Movie Maker Finds True Calling in Teaching Next Generation of Film Students

Associate Professor Robert Jones has more than 50 productions to his name as a filmmaker —and he’s not content to keep all that experience to himself.

Jones moved to Los Angeles in 1991 like so many before him with big dreams to become a famous director. And, like so many others, Jones found himself looking for a side gig to pay the bills until the red carpet came calling. Where his story departs from the usual is the side job he found: teaching.

“I was meant to move to Orlando and teach and do my own films on the side and it’s the best thing in the world for me” Jones said. “I learned a lot about myself, about filmmaking and teaching.”

Jones first joined the film industry as an independent filmmaker and has been teaching for over 50 years. He taught in almost every film school in LA after living there for six years, and was awarded the UCF TIP Award for outstanding teaching in 1996 when he began teaching in Florida.

The emphasis in his class is film analysis. By teaching students the methods and techniques Hollywood uses for narrative films, they can pick up those tools and implement them in their own film productions. Or, when the time is right, break the rules in creative ways.

“To teach film well you need to know all the narrative skills as well as the production techniques of filmmaking and then be able to convey them to your students,” Jones said. “To be a good teacher you must know your material inside and out, then be able to communicate it to your students.”
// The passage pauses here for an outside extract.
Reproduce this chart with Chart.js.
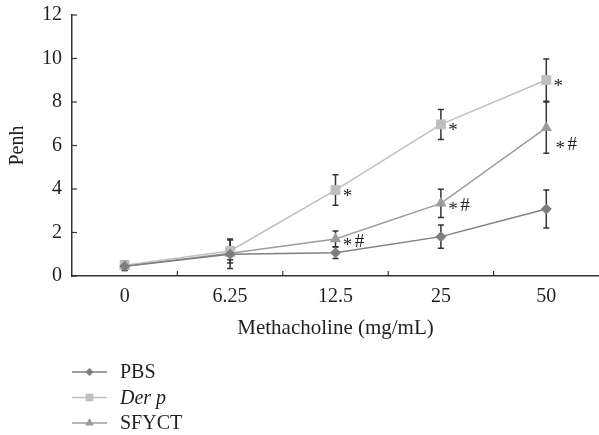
<!DOCTYPE html>
<html>
<head>
<meta charset="utf-8">
<script src="https://cdn.jsdelivr.net/npm/chart.js@4.4.1/dist/chart.umd.min.js"></script>
<style>
  html, body { margin: 0; padding: 0; background: #fff; }
</style>
</head>
<body>
<canvas id="myChart" width="599" height="435"></canvas>
<script>
// Datos
const dosis = ["0", "6.25", "12.5", "25", "50"]; // mg/mL
const pbs = [0.45, 1.0, 1.07, 1.81, 3.08];
const pbsErr = [0.2, 0.65, 0.27, 0.53, 0.87];
const derp = [0.5, 1.15, 3.95, 6.97, 9.01];
const derpErr = [0.2, 0.55, 0.7, 0.69, 0.97];
const sfyct = [0.45, 1.05, 1.7, 3.34, 6.82];
const sfyctErr = [0.15, 0.3, 0.37, 0.65, 1.18];
const derpMarcas = ["", "", "*", "*", "*"];
const sfyctMarcas = ["", "", "*#", "*#", "*#"];
const yTicks = [0, 2, 4, 6, 8, 10, 12];

const fuente = "'Liberation Serif', 'DejaVu Serif', serif";
const negro = "#333333";
const texto = "#231f20";

//--------------------------- barras de error, marcas y leyenda ---------------------------//
const extras = {
  id: "extras",
  beforeDatasetsDraw(chart) {
    const ctx = chart.ctx;
    const y = chart.scales.y;
    ctx.save();
    ctx.strokeStyle = negro;
    ctx.lineWidth = 1.5;
    chart.data.datasets.forEach((ds, i) => {
      const meta = chart.getDatasetMeta(i);
      meta.data.forEach((p, j) => {
        const top = y.getPixelForValue(ds.data[j] + ds.errores[j]);
        const bot = y.getPixelForValue(ds.data[j] - ds.errores[j]);
        ctx.beginPath();
        ctx.moveTo(p.x, top); ctx.lineTo(p.x, bot);
        ctx.moveTo(p.x - 3, top); ctx.lineTo(p.x + 3, top);
        ctx.moveTo(p.x - 3, bot); ctx.lineTo(p.x + 3, bot);
        ctx.stroke();
      });
    });
    ctx.restore();
  },
  afterDraw(chart) {
    const ctx = chart.ctx;
    const x = chart.scales.x, y = chart.scales.y;
    ctx.save();
    // ticks hacia adentro
    ctx.strokeStyle = negro;
    ctx.lineWidth = 1.2;
    yTicks.forEach((v) => {
      const py = y.getPixelForValue(v);
      ctx.beginPath(); ctx.moveTo(x.left, py); ctx.lineTo(x.left + 5, py); ctx.stroke();
    });
    const medio = (x.getPixelForValue(1) - x.getPixelForValue(0)) / 2;
    for (let i = 1; i < dosis.length; i++) {
      const px = x.getPixelForValue(i) - medio;
      ctx.beginPath(); ctx.moveTo(px, y.bottom); ctx.lineTo(px, y.bottom - 5); ctx.stroke();
    }

    // asteriscos y #
    ctx.fillStyle = texto;
    ctx.font = "19px " + fuente;
    ctx.textAlign = "center";
    ctx.textBaseline = "alphabetic";
    [[1, derpMarcas], [2, sfyctMarcas]].forEach(([i, marcas]) => {
      const meta = chart.getDatasetMeta(i);
      marcas.forEach((m, j) => {
        if (!m) return;
        const p = meta.data[j];
        let cx = p.x + 12, cy = p.y + 2;
        if (i === 2 && j === marcas.length - 1) { cx = p.x + 14; cy = p.y + 16; }
        if (m.includes("*")) ctx.fillText("*", cx, cy + 10);
        if (m.includes("#")) ctx.fillText("#", cx + 12, cy + 6);
      });
    });

    // leyenda
    ctx.textAlign = "left";
    chart.data.datasets.forEach((ds, i) => {
      const ly = 372 + i * 25.5;
      ctx.strokeStyle = ds.borderColor;
      ctx.lineWidth = 1.5;
      ctx.beginPath(); ctx.moveTo(72, ly); ctx.lineTo(107, ly); ctx.stroke();
      ctx.fillStyle = ds.pointBackgroundColor;
      Chart.helpers.drawPoint(ctx, { pointStyle: ds.pointStyle, radius: ds.pointRadius - 1.5, borderWidth: 0 }, 89.5, ly);
      ctx.fillStyle = texto;
      ctx.font = (ds.label === "Der p" ? "italic " : "") + "20px " + fuente;
      ctx.textBaseline = "middle";
      ctx.fillText(ds.label, 120, ly + 1);
    });
    ctx.restore();
  }
};

function serie(label, data, errores, color, estilo, radio) {
  return {
    label: label,
    data: data,
    errores: errores,
    borderColor: color,
    backgroundColor: color,
    pointBackgroundColor: color,
    pointBorderWidth: 0,
    pointStyle: estilo,
    pointRadius: radio,
    borderWidth: 1.5,
    tension: 0,
    clip: false,
  };
}

const config = {
  type: "line",
  data: {
    labels: dosis,
    datasets: [
      serie("PBS", pbs, pbsErr, "#7f7f7f", "rectRot", 5.5),
      serie("Der p", derp, derpErr, "#bfbfbf", "rect", 7),
      serie("SFYCT", sfyct, sfyctErr, "#9c9c9c", "triangle", 6.5),
    ],
  },
  options: {
    responsive: false,
    animation: false,
    devicePixelRatio: 1,
    layout: { autoPadding: false, padding: { top: 15, left: 0, right: 0, bottom: 94 } },
    plugins: { legend: { display: false }, tooltip: { enabled: false } },
    scales: {
      x: {
        offset: true,
        grid: { display: false, drawTicks: false },
        border: { color: negro, width: 1.5 },
        ticks: { color: texto, font: { family: fuente, size: 20 }, padding: 9 },
        title: { display: true, text: "Methacholine (mg/mL)", color: texto, font: { family: fuente, size: 21 }, padding: 0 },
        afterFit(s) { s.height = 65; s.paddingLeft = 0; s.paddingRight = 0; },
      },
      y: {
        min: 0,
        max: 12,
        grid: { display: false, drawTicks: false },
        border: { color: negro, width: 1.5 },
        ticks: { stepSize: 2, color: texto, font: { family: fuente, size: 20 }, padding: 10 },
        title: { display: true, text: "Penh", color: texto, font: { family: fuente, size: 20 }, padding: { top: 5.5, bottom: 0 } },
        afterFit(s) { s.width = 72; s.paddingTop = 0; s.paddingBottom = 0; },
      },
    },
  },
  plugins: [extras],
};

new Chart(document.getElementById("myChart"), config);
</script>
</body>
</html>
Still making award-winning films, Jones knows his material “inside and out,” with his work acknowledged by film awards such as the Christopher Columbus Screenplay Discovery Award in 1998.

With no luck making film gigs in LA, Jones moved to Orlando to teach film at UCF. He then passed down the knowledge and experiences he gained while in LA to his students in the Film program.  While he comfortably sits in an expert chair, Jones is quick to point out that learning is a two-way street.

He recalls a conversation he had with a student and how she pointed out something in a film that he never thought about before.

“Both the experience of teaching and filmmaking are something you can learn from. They lead you to experiences that you are not expecting and often work out for the best,” Jones said. “I have learned that teaching is a calling and once called you are a teacher for life. It’s great if you embrace it, hell if you don’t.”